So if I'm reading correctly you want to find out if there is a continuous (with respect product topology) surjective map $f: \mathbb{R} \rightarrow \mathbb{R}^{\omega}$?
No, there is not. Note that $\mathbb{R}$ is $\sigma$-compact, so write:
$\mathbb{R} = \bigcup_{n \in \mathbb{N}} [-n,n]$
Then using the fact that $f$ is surjective we get:
$\mathbb{R}^{\omega} = \bigcup_{n \in \mathbb{N}} f([-n,n])$
By continuity of $f$ each $D_n=f([-n,n])$ is a compact subset of $\mathbb{R}^{\omega}$. So the question boils down to whether is possible that $\mathbb{R}^{\omega}$ is $\sigma$-compact with product topology.

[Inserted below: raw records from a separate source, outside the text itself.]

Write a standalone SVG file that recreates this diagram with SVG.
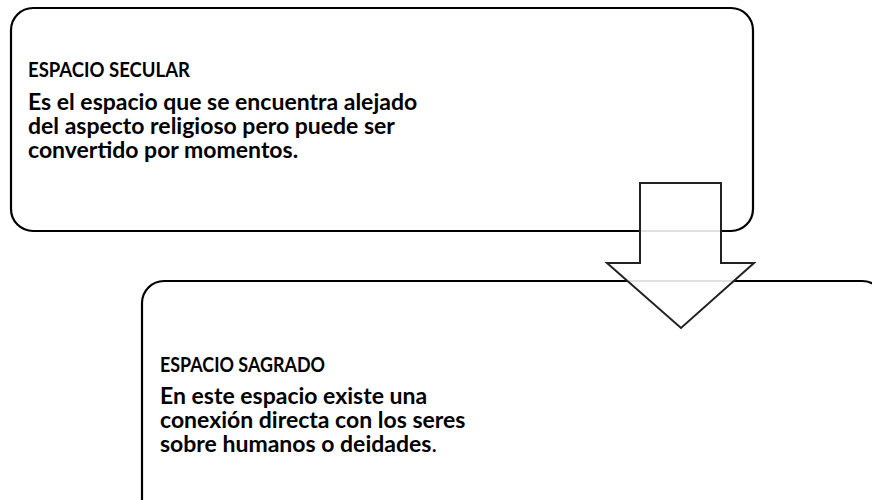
<svg xmlns="http://www.w3.org/2000/svg" width="872" height="500" viewBox="0 0 872 500">
<style>
.box{fill:#fff;stroke:#000;stroke-width:2.2}
.t{font-family:Lato,"Open Sans","Liberation Sans",sans-serif;font-weight:bold;fill:#000}
.h{font-size:21px}
.b{font-size:23px}
.arrow{fill:#fff;fill-opacity:0.88;stroke:#222;stroke-width:2}
</style>
<rect width="872" height="500" fill="#fff"/>
<g id="node-secular">
<rect class="box" x="11" y="8" width="742" height="223" rx="22"/>
<text class="t h" x="28" y="77" textLength="162" lengthAdjust="spacingAndGlyphs">ESPACIO SECULAR</text>
<text class="t b" x="28" y="110">Es el espacio que se encuentra alejado</text>
<text class="t b" x="28" y="134">del aspecto religioso pero puede ser</text>
<text class="t b" x="28" y="158">convertido por momentos.</text>
</g>
<g id="node-sagrado">
<rect class="box" x="142" y="281" width="742" height="240" rx="22"/>
<text class="t h" x="160" y="372" textLength="165" lengthAdjust="spacingAndGlyphs">ESPACIO SAGRADO</text>
<text class="t b" x="160" y="404">En este espacio existe una</text>
<text class="t b" x="160" y="428">conexión directa con los seres</text>
<text class="t b" x="160" y="452">sobre humanos o deidades<tspan font-weight="normal">.</tspan></text>
</g>
<g id="connectors">
<polygon class="arrow" points="640,183 721,183 721,263 754,263 681,328 607,263 640,263"/>
</g>
</svg>
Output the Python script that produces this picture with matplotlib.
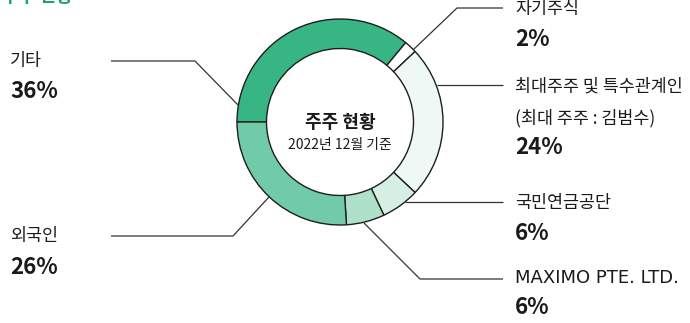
import matplotlib
matplotlib.use("Agg")
import matplotlib.pyplot as plt

plt.rcParams['font.family'] = ['Noto Sans CJK KR', 'DejaVu Sans']

# data (clockwise from 9 o'clock)
names = ['기타', '자기주식', '최대주주 및 특수관계인', '국민연금공단', 'MAXIMO PTE. LTD.', '외국인']
shares = [36, 2, 24, 6, 6, 26]
colors = ['#37b584', '#ffffff', '#eef8f4', '#d5efe3', '#aee0ca', '#72cba8']
pct_labels = ['36%', '2%', '24%', '6%', '6%', '26%']

W, H = 690, 323
fig = plt.figure(figsize=(6.9, 3.23), dpi=100)
ax = fig.add_axes([0, 0, 1, 1])

def Y(y):
    # pixel row (top-down) -> data y
    return H - y

cx, cy, R = 340, 122, 103
ax.pie(shares, colors=colors, startangle=180, counterclock=False,
       center=(cx, Y(cy)), radius=R, frame=True,
       wedgeprops=dict(width=29.5, edgecolor='#1e1e1e', linewidth=1.0))
ax.set_xlim(0, W)
ax.set_ylim(0, H)
ax.set_aspect('equal')
ax.axis('off')

# center text
ax.text(cx, Y(122), '주주 현황', ha='center', va='center', fontsize=13, fontweight='bold', color='#1a1a1a')
ax.text(cx, Y(145), '2022년 12월 기준', ha='center', va='center', fontsize=10, color='#1a1a1a')

# title at top-left, cut off by the top edge like in the source image
ax.text(2, Y(2), '주주 현황', ha='left', va='baseline', fontsize=13, fontweight='bold', color='#1e9e68')

# leader lines (pixel coords)
leaders = {
    '기타': [(111, 61), (195, 61), (238, 105)],
    '외국인': [(111, 236), (233, 236), (269, 197)],
    'MAXIMO PTE. LTD.': [(364, 223), (420, 279), (503, 279)],
    '국민연금공단': [(405, 202), (503, 202)],
    '최대주주 및 특수관계인': [(437, 85), (503, 85)],
    '자기주식': [(413, 50), (457, 8), (503, 8)],
}
for k, pts in leaders.items():
    xs = [p[0] for p in pts]
    ys = [Y(p[1]) for p in pts]
    ax.plot(xs, ys, color='#333333', lw=0.9, solid_capstyle='butt')

lab_fs = 12.5
pct_fs = 16
tc = '#1a1a1a'

# right side labels
ax.text(515, Y(9), names[1], ha='left', va='center', fontsize=lab_fs, color=tc)
ax.text(515, Y(40), pct_labels[1], ha='left', va='center', fontsize=pct_fs, fontweight='bold', color=tc)
ax.text(515, Y(87), names[2], ha='left', va='center', fontsize=lab_fs, color=tc)
ax.text(515, Y(118), '(최대 주주 : 김범수)', ha='left', va='center', fontsize=lab_fs, color=tc)
ax.text(515, Y(148), pct_labels[2], ha='left', va='center', fontsize=pct_fs, fontweight='bold', color=tc)
ax.text(515, Y(203), names[3], ha='left', va='center', fontsize=lab_fs, color=tc)
ax.text(515, Y(234), pct_labels[3], ha='left', va='center', fontsize=pct_fs, fontweight='bold', color=tc)
ax.text(515, Y(278), names[4], ha='left', va='center', fontsize=13, color=tc,
        family=['DejaVu Sans'])
ax.text(515, Y(308), pct_labels[4], ha='left', va='center', fontsize=pct_fs, fontweight='bold', color=tc)

# left side labels
ax.text(10, Y(61), names[0], ha='left', va='center', fontsize=lab_fs, color=tc)
ax.text(10, Y(92), pct_labels[0], ha='left', va='center', fontsize=pct_fs, fontweight='bold', color=tc)
ax.text(10, Y(236), names[5], ha='left', va='center', fontsize=lab_fs, color=tc)
ax.text(10, Y(268), pct_labels[5], ha='left', va='center', fontsize=pct_fs, fontweight='bold', color=tc)

fig.savefig('out.png', dpi=100, facecolor='white')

No, let $\pi_{n}$ be the standard projection from $\mathbb{R}^{\omega}$ onto $\mathbb{R}$, then $\pi_{n}f([-n,n])$ is a compact subset of $\mathbb{R}$ so bounded. Thus for each $n \in \mathbb{N}$ choose $x_{n} \in \mathbb{R} \setminus \pi_{n}f([-n,n])$ then $x=(x_{n})$ lies in $\mathbb{R}^{\omega}$ but not in $\bigcup_{n \in \mathbb{N}} f([-n,n])$, a contradiction.